The Papers of George Lister: "Mr Human Rights"

  The Papers of George Lister > Cold War Diplomacy Before the Bureau

Cold War Diplomacy

Before the Bureau

George Lister's anti-Communist credentials were solid and were connected to his diplomatic strategies during the Cold War. Lister began his career at the State Department in 1941, the same year the U.S. entered World War II and long before the institutionalization of human rights in U.S. foreign policy. Lister joined the State Department before both the formation of the United Nations (1945) and the adoption of the Universal Declaration of Human Rights (1948).

Lister's training and field experience were focused on fighting the Cold War and the Soviet threat, not on human rights. In 1945, after four years of serving as a relatively low-level bureaucrat in Colombia, Lister was selected for the Foreign Service. His first assignments were in Eastern Europe, where he became schooled in Russian, Polish, Soviet area studies, and Cold War diplomacy.
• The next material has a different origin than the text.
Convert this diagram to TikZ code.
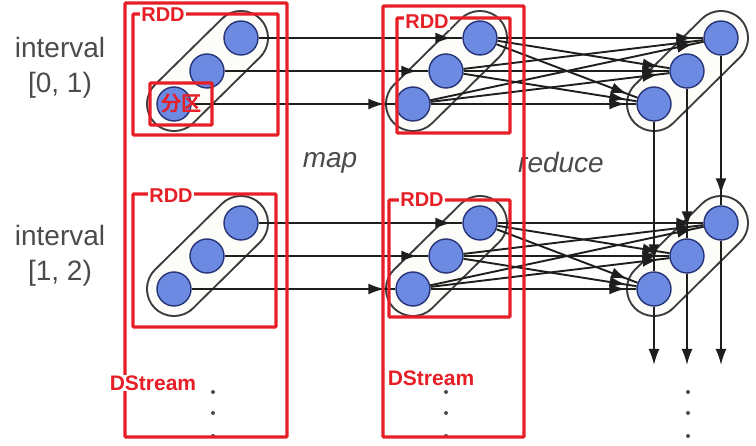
\documentclass[tikz,border=0pt]{standalone}
\usepackage{fontspec}
\setmainfont{Liberation Sans}
\newfontfamily\cjk[FakeBold=4]{Noto Sans CJK SC}
\usetikzlibrary{arrows.meta,decorations.markings}
\definecolor{partblue}{RGB}{108,138,226}
\definecolor{partrim}{RGB}{38,52,118}
\definecolor{pillgray}{RGB}{60,60,60}
\definecolor{pillfill}{RGB}{252,252,248}
\definecolor{linegray}{RGB}{30,30,30}
\definecolor{annored}{RGB}{230,30,38}
\definecolor{txtgray}{RGB}{75,75,75}
\pgfdeclarelayer{bg}
\pgfsetlayers{bg,main}

\begin{document}
\begin{tikzpicture}[x=1pt,y=-1pt]
\tikzset{part/.style={circle,draw=partrim,fill=partblue,line width=1.4pt,minimum size=34pt,inner sep=0pt}}
\tikzset{pillrim/.style={line width=56pt,line cap=round,draw=pillgray}}
\tikzset{pillbody/.style={line width=52pt,line cap=round,draw=pillfill}}
\tikzset{link/.style={color=linegray,line width=1.9pt,postaction={decorate},decoration={markings,mark=at position -11pt with {\arrow{Latex[length=16pt,width=11pt]}}}}}
\tikzset{flow/.style={color=linegray,line width=1.9pt,-{Latex[length=16pt,width=11pt]}}}
\tikzset{redbox/.style={draw=annored,line width=3.2pt,rounded corners=1pt}}
\tikzset{redlabel/.style={text=annored,fill=white,inner sep=1pt,font=\bfseries\fontsize{20}{20}\selectfont}}
\tikzset{caption/.style={text=txtgray,font=\fontsize{28}{35}\selectfont,align=center}}

\useasboundingbox (0,0) rectangle (756,446);

% partitions, interval [0,1)
\node[part] (a1) at (241,38) {};
\node[part] (a2) at (207,71) {};
\node[part] (a3) at (174,104) {};
\node[part] (b1) at (480,38) {};
\node[part] (b2) at (446,71) {};
\node[part] (b3) at (413,104) {};
\node[part] (c1) at (721,38) {};
\node[part] (c2) at (687,71) {};
\node[part] (c3) at (654,104) {};
% partitions, interval [1,2)
\node[part] (d1) at (241,223) {};
\node[part] (d2) at (207,256) {};
\node[part] (d3) at (174,289) {};
\node[part] (e1) at (480,223) {};
\node[part] (e2) at (446,256) {};
\node[part] (e3) at (413,289) {};
\node[part] (f1) at (721,223) {};
\node[part] (f2) at (687,256) {};
\node[part] (f3) at (654,289) {};
\coordinate (o1) at (721,365);
\coordinate (o2) at (687,365);
\coordinate (o3) at (654,365);

\begin{pgfonlayer}{bg}
\draw[pillrim] (a3.center) -- (a1.center);
\draw[pillbody] (a3.center) -- (a1.center);
\draw[pillrim] (b3.center) -- (b1.center);
\draw[pillbody] (b3.center) -- (b1.center);
\draw[pillrim] (c3.center) -- (c1.center);
\draw[pillbody] (c3.center) -- (c1.center);
\draw[pillrim] (d3.center) -- (d1.center);
\draw[pillbody] (d3.center) -- (d1.center);
\draw[pillrim] (e3.center) -- (e1.center);
\draw[pillbody] (e3.center) -- (e1.center);
\draw[pillrim] (f3.center) -- (f1.center);
\draw[pillbody] (f3.center) -- (f1.center);
\end{pgfonlayer}

% map
\draw (a1) edge[link] (b1) (a2) edge[link] (b2) (a3) edge[link] (b3);
\draw (d1) edge[link] (e1) (d2) edge[link] (e2) (d3) edge[link] (e3);
% reduce
\draw (b1) edge[link] (c1) edge[link] (c2) edge[link] (c3);
\draw (b2) edge[link] (c1) edge[link] (c2) edge[link] (c3);
\draw (b3) edge[link] (c1) edge[link] (c2) edge[link] (c3);
\draw (e1) edge[link] (f1) edge[link] (f2) edge[link] (f3);
\draw (e2) edge[link] (f1) edge[link] (f2) edge[link] (f3);
\draw (e3) edge[link] (f1) edge[link] (f2) edge[link] (f3);
% next interval
\draw (c1) edge[link] (f1) (c2) edge[link] (f2) (c3) edge[link] (f3);
\draw[flow] (f1) -- (o1);
\draw[flow] (f2) -- (o2);
\draw[flow] (f3) -- (o3);

\fill[txtgray] (213,392) circle (2) (213,413) circle (2) (213,436) circle (2);
\fill[txtgray] (446,392) circle (2) (446,413) circle (2) (446,436) circle (2);
\fill[txtgray] (688,392) circle (2) (688,413) circle (2) (688,436) circle (2);

\node[caption] (int0) at (60,68) {interval\\{}[0, 1)};
\node[caption] (int1) at (60,256) {interval\\{}[1, 2)};
\node[caption,font=\itshape\fontsize{28}{35}\selectfont] (map) at (330,163) {map};
\node[caption,font=\itshape\fontsize{28}{35}\selectfont] (reduce) at (561,163) {reduce};

% annotations
\draw[redbox] (125,3) rectangle (287,437);
\draw[redbox] (383,6) rectangle (524,437);
\draw[redbox] (133,14) rectangle (278,135);
\draw[redbox] (133,194) rectangle (276,327);
\draw[redbox] (397,18) rectangle (510,133);
\draw[redbox] (389,200) rectangle (510,317);
\draw[redbox] (150,83) rectangle (212,125);
\node[redlabel] (rdd1) at (163,15) {RDD};
\node[redlabel] (rdd2) at (171,196) {RDD};
\node[redlabel] (rdd3) at (427,22) {RDD};
\node[redlabel] (rdd4) at (422,200) {RDD};
\node[redlabel,fill=none,font=\cjk\fontsize{20}{20}\selectfont] (part) at (181,103) {分区};
\node[redlabel,font=\bfseries\fontsize{21}{21}\selectfont] (ds1) at (153,383) {DStream};
\node[redlabel,font=\bfseries\fontsize{21}{21}\selectfont] (ds2) at (431,378) {DStream};
\end{tikzpicture}
\end{document}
Understanding the Soviet way of life and attempting to exploit it to the advantage of the U.S. was one of Lister's primary aims throughout the Cold War. In 1953, he wrote a paper as a part of his Foreign Area Specialist Training Program on Russia entitled, ''How Soviet Careers are Made or What Makes Ivan Run,'' which concludes with a discussion of the importance of understanding the ''average Soviet success story,'' in part because ''it would bring greater awareness and clearer perception in the Free World of the very real threat to what we loosely call Western Civilization which is inherent in the Soviet system and which requires that that system be opposed with all possible speed and force.''

Lister's anti-Communism did not fully define him. As the Cold War progressed, Lister began to part ways with those who failed to distinguish between Communism and the democratic left. In particular, he believed that equating all leftist movements with Communism would ultimately have the effect of increasing Soviet power. Lister's fondness for the democratic left seemed to be guided both by Cold War strategy and a true admiration for and belief in the importance of the democratic way of life.
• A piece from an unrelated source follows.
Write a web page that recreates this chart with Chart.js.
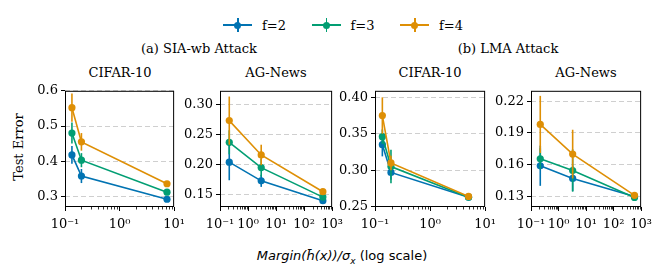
<!DOCTYPE html>
<html>
<head>
<meta charset="utf-8">
<script src="https://cdn.jsdelivr.net/npm/chart.js@4.4.0/dist/chart.umd.min.js"></script>
<style>
  body { margin: 0; width: 666px; height: 276px; background: #fff; position: relative; overflow: hidden;
         font-family: "DejaVu Serif", serif; color: #000; }
  canvas { position: absolute; }
  .txt { position: absolute; white-space: nowrap; transform: translate(-50%, -50%); font-size: 13px; }
  .leg { position: absolute; top: 17px; height: 16px; display: flex; align-items: center; font-size: 13px; }
  .mk { position: relative; width: 29px; height: 16px; margin-right: 10px; }
  .mk .h { position: absolute; left: 0; right: 0; top: 7px; height: 2px; }
  .mk .v { position: absolute; left: 14px; width: 1.6px; top: 1px; height: 14px; }
  .mk .d { position: absolute; left: 11px; top: 4.5px; width: 7px; height: 7px; border-radius: 50%; }
  .xlab { font-family: "DejaVu Sans", sans-serif; font-size: 13px; }
</style>
</head>
<body>

<div class="txt" style="left:199px; top:48px">(a) SIA-wb Attack</div>
<div class="txt" style="left:508px; top:48px">(b) LMA Attack</div>
<div class="txt" style="left:120px; top:72px">CIFAR-10</div>
<div class="txt" style="left:276px; top:72px">AG-News</div>
<div class="txt" style="left:430px; top:72px">CIFAR-10</div>
<div class="txt" style="left:586px; top:72px">AG-News</div>
<div class="txt" style="left:18px; top:147px; transform:translate(-50%,-50%) rotate(-90deg)">Test Error</div>
<div class="txt xlab" style="left:342px; top:257px"><i>Margin(h&#772;(x))/σ<sub style="font-size:9px">x</sub></i> (log scale)</div>

<script>
const SERIES_LABELS = ["f=2", "f=3", "f=4"];
const SERIES_COLORS = ["#0173b2", "#029e73", "#de8f05"];

// (a) SIA-wb, CIFAR-10
const SIA_CIFAR_X = [0.134, 0.2, 7.4];
const SIA_CIFAR_F2 = [0.418, 0.358, 0.292];
const SIA_CIFAR_F3 = [0.48, 0.403, 0.312];
const SIA_CIFAR_F4 = [0.552, 0.455, 0.336];
const SIA_CIFAR_E2 = [0.025, 0.02, 0.005];
const SIA_CIFAR_E3 = [0.03, 0.02, 0.005];
const SIA_CIFAR_E4 = [0.04, 0.025, 0.005];

// (a) SIA-wb, AG-News
const SIA_AG_X = [0.214, 2.95, 468];
const SIA_AG_F2 = [0.204, 0.173, 0.140];
const SIA_AG_F3 = [0.237, 0.195, 0.146];
const SIA_AG_F4 = [0.273, 0.216, 0.155];
const SIA_AG_E2 = [0.03, 0.01, 0.003];
const SIA_AG_E3 = [0.02, 0.015, 0.003];
const SIA_AG_E4 = [0.04, 0.017, 0.003];

// (b) LMA, CIFAR-10
const LMA_CIFAR_X = [0.136, 0.195, 5.0];
const LMA_CIFAR_F2 = [0.335, 0.297, 0.263];
const LMA_CIFAR_F3 = [0.346, 0.305, 0.263];
const LMA_CIFAR_F4 = [0.375, 0.31, 0.264];
const LMA_CIFAR_E2 = [0.016, 0.01, 0.002];
const LMA_CIFAR_E3 = [0.01, 0.023, 0.002];
const LMA_CIFAR_E4 = [0.025, 0.01, 0.002];

// (b) LMA, AG-News
const LMA_AG_X = [0.217, 3.26, 575];
const LMA_AG_F2 = [0.159, 0.147, 0.130];
const LMA_AG_F3 = [0.1655, 0.1545, 0.129];
const LMA_AG_F4 = [0.198, 0.170, 0.131];
const LMA_AG_E2 = [0.019, 0.012, 0.002];
const LMA_AG_E3 = [0.01, 0.02, 0.002];
const LMA_AG_E4 = [0.027, 0.023, 0.002];

const Y_TICKS_1 = [0.3, 0.4, 0.5, 0.6];
const Y_TICKS_2 = [0.15, 0.20, 0.25, 0.30];
const Y_TICKS_3 = [0.25, 0.30, 0.35, 0.40];
const Y_TICKS_4 = [0.13, 0.16, 0.19, 0.22];
const X_TICKS_SHORT = [0.1, 1, 10];
const X_TICKS_LONG = [0.1, 1, 10, 100, 1000];

const panels = [
  { id: "c1", left: 65, width: 110, x: SIA_CIFAR_X, ys: [SIA_CIFAR_F2, SIA_CIFAR_F3, SIA_CIFAR_F4],
    errs: [SIA_CIFAR_E2, SIA_CIFAR_E3, SIA_CIFAR_E4], xTicks: X_TICKS_SHORT, yTicks: Y_TICKS_1,
    yMin: 0.27, yMax: 0.6, dec: 1 },
  { id: "c2", left: 220, width: 113, x: SIA_AG_X, ys: [SIA_AG_F2, SIA_AG_F3, SIA_AG_F4],
    errs: [SIA_AG_E2, SIA_AG_E3, SIA_AG_E4], xTicks: X_TICKS_LONG, yTicks: Y_TICKS_2,
    yMin: 0.1296, yMax: 0.3225, dec: 2 },
  { id: "c3", left: 375, width: 111, x: LMA_CIFAR_X, ys: [LMA_CIFAR_F2, LMA_CIFAR_F3, LMA_CIFAR_F4],
    errs: [LMA_CIFAR_E2, LMA_CIFAR_E3, LMA_CIFAR_E4], xTicks: X_TICKS_SHORT, yTicks: Y_TICKS_3,
    yMin: 0.2495, yMax: 0.409, dec: 2 },
  { id: "c4", left: 531, width: 111, x: LMA_AG_X, ys: [LMA_AG_F2, LMA_AG_F3, LMA_AG_F4],
    errs: [LMA_AG_E2, LMA_AG_E3, LMA_AG_E4], xTicks: X_TICKS_LONG, yTicks: Y_TICKS_4,
    yMin: 0.12, yMax: 0.2298, dec: 2 },
];

const SUP = { "-": "\u207B", "0": "\u2070", "1": "\u00B9", "2": "\u00B2", "3": "\u00B3" };
function powLabel(v) {
  const e = String(Math.round(Math.log10(v)));
  return "10" + e.split("").map((c) => SUP[c]).join("");
}

// error bars, minor log ticks and the full frame
const extras = {
  id: "extras",
  beforeDatasetDraw(chart, args) {
    const ds = chart.data.datasets[args.index];
    const meta = args.meta;
    const y = chart.scales.y;
    const ctx = chart.ctx;
    ctx.save();
    ctx.strokeStyle = ds.borderColor;
    ctx.lineWidth = 1.6;
    ds.data.forEach((p, i) => {
      const px = meta.data[i].x;
      ctx.beginPath();
      ctx.moveTo(px, y.getPixelForValue(p.y - ds.errors[i]));
      ctx.lineTo(px, y.getPixelForValue(p.y + ds.errors[i]));
      ctx.stroke();
    });
    ctx.restore();
  },
  afterDraw(chart) {
    const { ctx, chartArea } = chart;
    const xs = chart.scales.x;
    ctx.save();
    ctx.strokeStyle = "#000";
    ctx.lineWidth = 0.8;
    for (let e = Math.floor(Math.log10(xs.min)); e < Math.log10(xs.max); e++) {
      for (let k = 2; k <= 9; k++) {
        const v = k * Math.pow(10, e);
        if (v <= xs.min || v >= xs.max) continue;
        const px = Math.round(xs.getPixelForValue(v)) + 0.5;
        ctx.beginPath();
        ctx.moveTo(px, chartArea.bottom);
        ctx.lineTo(px, chartArea.bottom + 2.5);
        ctx.stroke();
      }
    }
    ctx.lineWidth = 1;
    ctx.strokeRect(chartArea.left + 0.5, chartArea.top + 0.5,
      chartArea.right - chartArea.left - 1, chartArea.bottom - chartArea.top - 1);
    ctx.restore();
  },
};

const FONT = { family: "DejaVu Serif", size: 13 };
const PAD_L = 50, PAD_R = 16, TOP = 80, PAD_T = 7, PLOT_H = 120, BOT = 34;

panels.forEach((p) => {
  const canvas = document.createElement("canvas");
  canvas.width = PAD_L + p.width + PAD_R;
  canvas.height = PAD_T + PLOT_H + BOT;
  canvas.style.left = p.left - PAD_L + "px";
  canvas.style.top = TOP + "px";
  document.body.appendChild(canvas);

  const datasets = p.ys.map((vals, s) => ({
    label: SERIES_LABELS[s],
    data: vals.map((v, i) => ({ x: p.x[i], y: v })),
    errors: p.errs[s],
    borderColor: SERIES_COLORS[s],
    backgroundColor: SERIES_COLORS[s],
    borderWidth: 1.6,
    pointRadius: 3.6,
    pointHoverRadius: 3.6,
    pointBorderWidth: 0,
    tension: 0,
    clip: false,
    order: 2 - s,
  }));

  new Chart(canvas, {
    type: "line",
    data: { datasets },
    plugins: [extras],
    options: {
      responsive: false,
      animation: false,
      events: [],
      layout: { padding: { left: 0, right: PAD_R, top: PAD_T, bottom: 0 } },
      plugins: { legend: { display: false }, tooltip: { enabled: false } },
      scales: {
        x: {
          type: "logarithmic",
          min: p.xTicks[0],
          max: p.xTicks[p.xTicks.length - 1],
          afterBuildTicks: (s) => { s.ticks = p.xTicks.map((v) => ({ value: v })); },
          afterFit: (s) => { s.height = BOT; },
          ticks: {
            autoSkip: false, maxRotation: 0, padding: 6, color: "#000", font: FONT,
            callback: (v) => powLabel(v),
          },
          grid: { drawOnChartArea: false, drawTicks: true, tickLength: 4, tickColor: "#000", tickWidth: 1 },
          border: { display: false },
        },
        y: {
          min: p.yMin,
          max: p.yMax,
          afterBuildTicks: (s) => { s.ticks = p.yTicks.map((v) => ({ value: v })); },
          afterFit: (s) => { s.width = PAD_L; },
          ticks: { padding: 3, color: "#000", font: FONT, callback: (v) => v.toFixed(p.dec) },
          grid: { color: "#cfcfcf", lineWidth: 1, drawTicks: true, tickLength: 4, tickColor: "#000", tickWidth: 1 },
          border: { display: false, dash: [5, 3] },
        },
      },
    },
  });
});

// legend
SERIES_LABELS.forEach((label, s) => {
  const item = document.createElement("div");
  item.className = "leg";
  item.style.left = 223 + 88.5 * s + "px";
  const c = SERIES_COLORS[s];
  item.innerHTML =
    `<div class="mk"><div class="h" style="background:${c}"></div>` +
    `<div class="v" style="background:${c}"></div>` +
    `<div class="d" style="background:${c}"></div></div><span>${label}</span>`;
  document.body.appendChild(item);
});
</script>
</body>
</html>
Between 1957 and 1961, Lister served as the First Secretary of the U.S. Embassy in Rome. There he displayed some of the boldest initiative of his career, leading Arthur Schlesinger, Jr., later to call him ''a hero of [the] struggle.'' As Schlesinger recalled, until 1957 the Rome Embassy had avoided contact with the Italian Socialist Party, which was loosely aligned with the Italian Communist Party. But Lister, who was aware ''of the vast differences between democratic socialism and totalitarian communism,'' believed that by building relationships with democratic elements in the Socialist Party, the U.S. could help to isolate the Communists.
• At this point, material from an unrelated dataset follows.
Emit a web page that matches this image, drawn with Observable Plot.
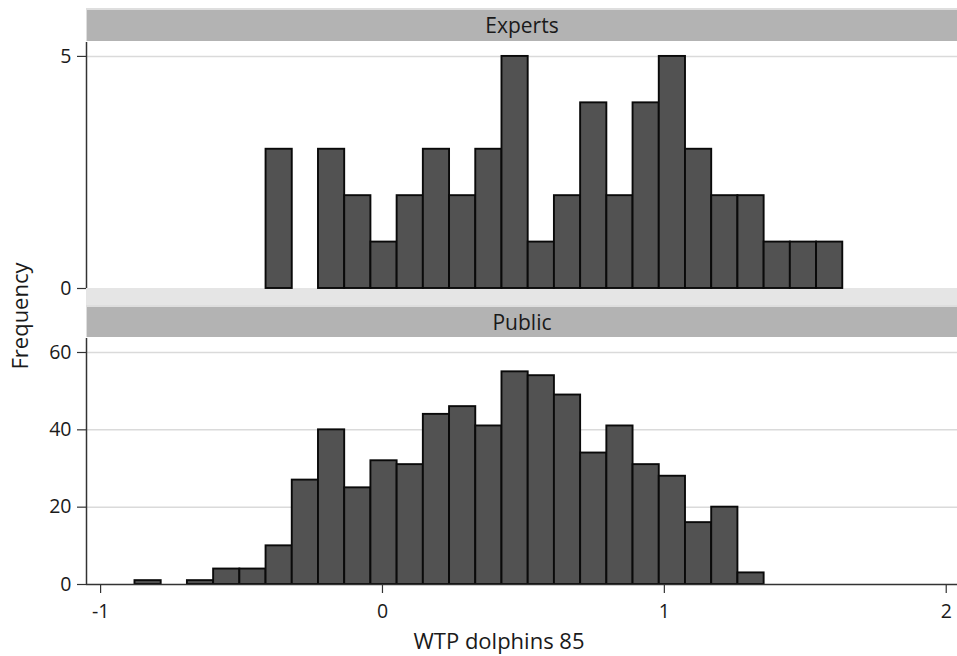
<!DOCTYPE html>
<html>
<head>
<meta charset="utf-8">
<script src="https://cdn.jsdelivr.net/npm/d3@7"></script>
<script src="https://cdn.jsdelivr.net/npm/@observablehq/plot@0.6"></script>
<style>
  body { margin: 0; background: #fff; font-family: "Open Sans", Lato, sans-serif; color: #1a1a1a; }
  #chart { position: relative; width: 957px; height: 656px; overflow: hidden; background: #fff; }
  #chart svg { position: absolute; left: 0; z-index: 1; }
  .strip { position: absolute; left: 86px; width: 871px; background: #b3b3b3; box-sizing: border-box;
           border-top: 2px solid #dedede; border-left: 1px solid #dedede;
           font-size: 21px; text-align: center; color: #1a1a1a; z-index: 0; }
  .band { position: absolute; left: 86px; width: 871px; background: #e5e5e5; z-index: 0; }
  .title { position: absolute; white-space: nowrap; font-size: 22px; color: #1a1a1a; z-index: 2; }
</style>
</head>
<body>
<div id="chart"></div>
<script>
// Histogram bins shared by both groups
const binOrigin = -0.878;
const binWidth = 0.093;

// Counts per bin, starting at binOrigin
const expertsCounts = [0, 0, 0, 0, 0, 3, 0, 3, 2, 1, 2, 3, 2, 3, 5, 1, 2, 4, 2, 4, 5, 3, 2, 2, 1, 1, 1];
const publicCounts  = [1, 0, 1, 4, 4, 10, 27, 40, 25, 32, 31, 44, 46, 41, 55, 54, 49, 34, 41, 31, 28, 16, 20, 3];

// Axis settings
const xDomain = [-1.05, 2.04];
const xTicks = [-1, 0, 1, 2];
const expertsTicks = [0, 5];
const publicTicks = [0, 20, 40, 60];
const panelNames = ["Experts", "Public"];

const fmt = d => String(d);

function toBins(counts) {
  return counts
    .map((count, i) => ({x1: binOrigin + i * binWidth, x2: binOrigin + (i + 1) * binWidth, count}))
    .filter(d => d.count > 0);
}

function panel({counts, yDomain, yTicks, height, marginTop, marginBottom, showX}) {
  return Plot.plot({
    width: 957,
    height,
    marginLeft: 86,
    marginRight: 0,
    marginTop,
    marginBottom,
    style: {background: "transparent", fontFamily: "'Open Sans', Lato, sans-serif", color: "#1a1a1a", overflow: "visible"},
    x: {domain: xDomain, axis: showX ? undefined : null},
    y: {domain: yDomain},
    marks: [
      Plot.ruleY(yTicks.filter(t => t > 0), {stroke: "#dadada", strokeWidth: 1.5}),
      Plot.rectY(toBins(counts), {x1: "x1", x2: "x2", y: "count", fill: "#525252", stroke: "#0a0a0a", strokeWidth: 1.9, inset: 0}),
      Plot.ruleX([xDomain[0]], {stroke: "#333", strokeWidth: 1.5}),
      Plot.axisY({ticks: yTicks, tickFormat: fmt, tickSize: 9, tickPadding: 6, label: null, fontSize: 19.5, stroke: "#333", strokeWidth: 1.2}),
      ...(showX ? [
        Plot.ruleY([0], {stroke: "#333", strokeWidth: 1.5}),
        Plot.axisX({ticks: xTicks, tickFormat: fmt, tickSize: 9, tickPadding: 11, label: null, fontSize: 19.5, stroke: "#333", strokeWidth: 1.2})
      ] : [])
    ]
  });
}

const chart = document.getElementById("chart");

function addDiv(cls, css, text) {
  const d = document.createElement("div");
  d.className = cls;
  Object.assign(d.style, css);
  if (text) d.textContent = text;
  chart.appendChild(d);
  return d;
}

// Panel strips and the gap between panels
addDiv("strip", {top: "8px", height: "33px", lineHeight: "31px"}, panelNames[0]);
addDiv("band", {top: "288px", height: "19px"});
addDiv("strip", {top: "305px", height: "32px", lineHeight: "30px"}, panelNames[1]);

const expertsPlot = panel({counts: expertsCounts, yDomain: [0, 5.3], yTicks: expertsTicks, height: 300, marginTop: 42, marginBottom: 12, showX: false});
expertsPlot.style.top = "0px";
chart.appendChild(expertsPlot);

const publicPlot = panel({counts: publicCounts, yDomain: [0, 63.62], yTicks: publicTicks, height: 336, marginTop: 18, marginBottom: 72, showX: true});
publicPlot.style.top = "320px";
chart.appendChild(publicPlot);

// Axis titles
addDiv("title", {left: "499px", top: "640px", transform: "translate(-50%, -50%)"}, "WTP dolphins 85");
addDiv("title", {left: "19px", top: "316px", transform: "translate(-50%, -50%) rotate(-90deg)"}, "Frequency");
</script>
</body>
</html>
Initially with embassy approval, Lister developed an extensive network of Socialist contacts in Italy. However, when a new Deputy Chief of Mission ordered Lister to cease contact with the Socialists, Lister declined to do so, which led both to a commendation and a recommendation of termination. W. Averell Harriman, who had visited the U.S. Embassy in 1961 as Roving Ambassador, helped save Lister's job after claiming that ''the only officer in the Rome Embassy who understood the Communist problem was George Lister.''

Lister carried his skepticism of blanket anti-Communism and his support for democracy to his work on Latin America, the region on which he focused after moving back to Washington in 1962. In 1966, he published a pamphlet in Spanish, entitled ''¿una politica anticomunista estéril?'' (with an English translation entitled ''U.S. Foreign Policy: Sterile Anti-Communism?'') in which he attempted to dispel the notion that the U.S. government's approach to Communism was ''sterile.'' In doing so, he argued that ''the United States Government is motivated by a clear and positive democratic ideology.'' ''True democracy,'' he continued, ''means economic and social democracy as well as political democracy,'' insisting that the U.S. was ''not trying to impose a way of life, a political dictatorship, or an economic blueprint on other countries.''

Lister was working on and writing and speaking about Latin America at a time when the Alliance for Progress, initiated by President Kennedy in 1961, was in full swing. Lister's various presentations to Latin American audiences of the time spoke about economic and social issues-from poverty, lack of educational resources, and concerns about the roles of U.S. companies in Latin America-as well as democracy and right-wing dictatorships.

When the human rights bureaucracy began to develop in the 1970s and the concern turned more centrally to the violence caused by right-wing governments, some of the economic and social issues seemed to take a back seat. As other parts of this web site demonstrate, civil and political rights became the central focus of human rights legislation and of the bureaucracy that eventually formed in the State Department.